Nigeria Expand and Develop Mineral Mine Exploration Make Regulation for Mining Exploration
Federal Government has identified seven minerals for national development, inister of Mines and Steel Development, Chief Sarafa Isola, said in Abuja yesterday.
He told the News Agency of Nigeria (NAN) that the minerals were Gold, Lead/Zinc, Barite, Bitumen, Limestone, Coal and Iron Ore. Isola said that Nigeria was well-endowed with myriad of solid minerals, but that government selected only seven to ensure focus and added that blueprints had been developed on the seven areas. He said the need to ensure focus became necessary to increase the contribution of the solid minerals sector to the GDP from 0.5 per cent to somewhere around 7 per cent.

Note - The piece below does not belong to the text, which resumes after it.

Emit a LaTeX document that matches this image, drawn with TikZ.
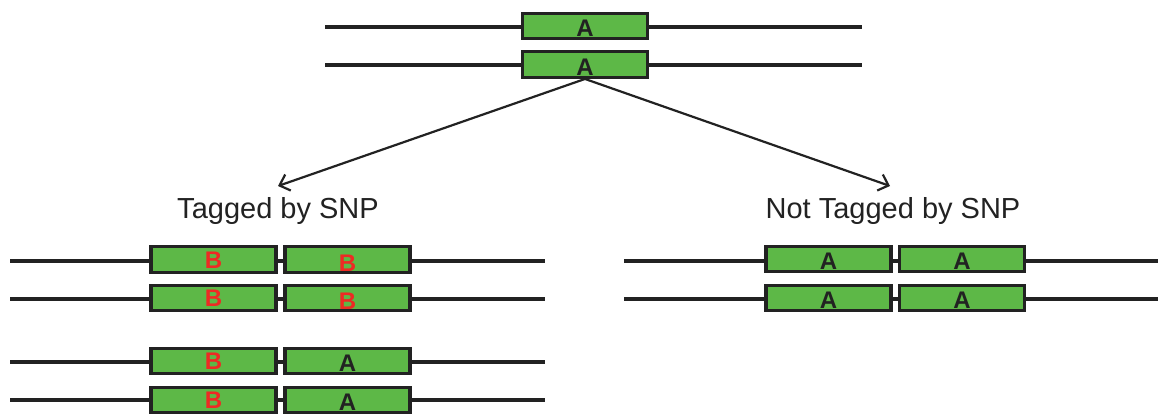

“To regulate the solid minerals sector, you have to grow it, so the leadership of the ministry and the presidency met and decided to concentrate on seven strategic minerals that have the potential to contribute 85 per cent of what the sector was required to contribute to national development,” he said. The minister said that Nigeria had 5.5 billion tonnes of iron ore deposits and 1.386 billion tonnes of coal, for instance. He explained that lack of infrastructure was, however, a hurdle that must be surmounted to ensure effective exploitation of the solid minerals.
“We have infrastructural challenges, so we need to collaborate with the Ministry of Transportation and other sectors to look at the road network, the rail and seaports in particular and also at other routes that can readily take the investor to the mine site and take its products out,” he said. Isola lamented the fact that the discovery of crude oil in commercial quantities shot Nigeria off the solid minerals export map of the world. “Prior to the discovery of oil, solid minerals and agriculture used to be the mainstay of the Nigerian economy.
“Unfortunately, since oil came, we neglected other parts of the economy. “If you look at Madagascar, Congo and Cote d’Ivoire, they are currently regarded as mining countries, unfortunately, Nigeria is not on the mining map of the world in spite of its huge potentials,” he noted. He said, the exploitation of Nigeria’s huge iron ore deposit of some 5.5 billion tonnes would require beneficiation and other infrastructure since products from the mines could only be moved effectively on rail or through the seas.
On coal exploitation, Isola also lamented that whereas South Africa generated 80 per cent of its electricity through coal and China uses it for the same and other purposes, Nigeria was lagging behind in spite of its huge deposit of some 1.386 billion tonnes. He said the challenge of limestone exploitation was not different as infrastructure must be put in place for its effective exploitation.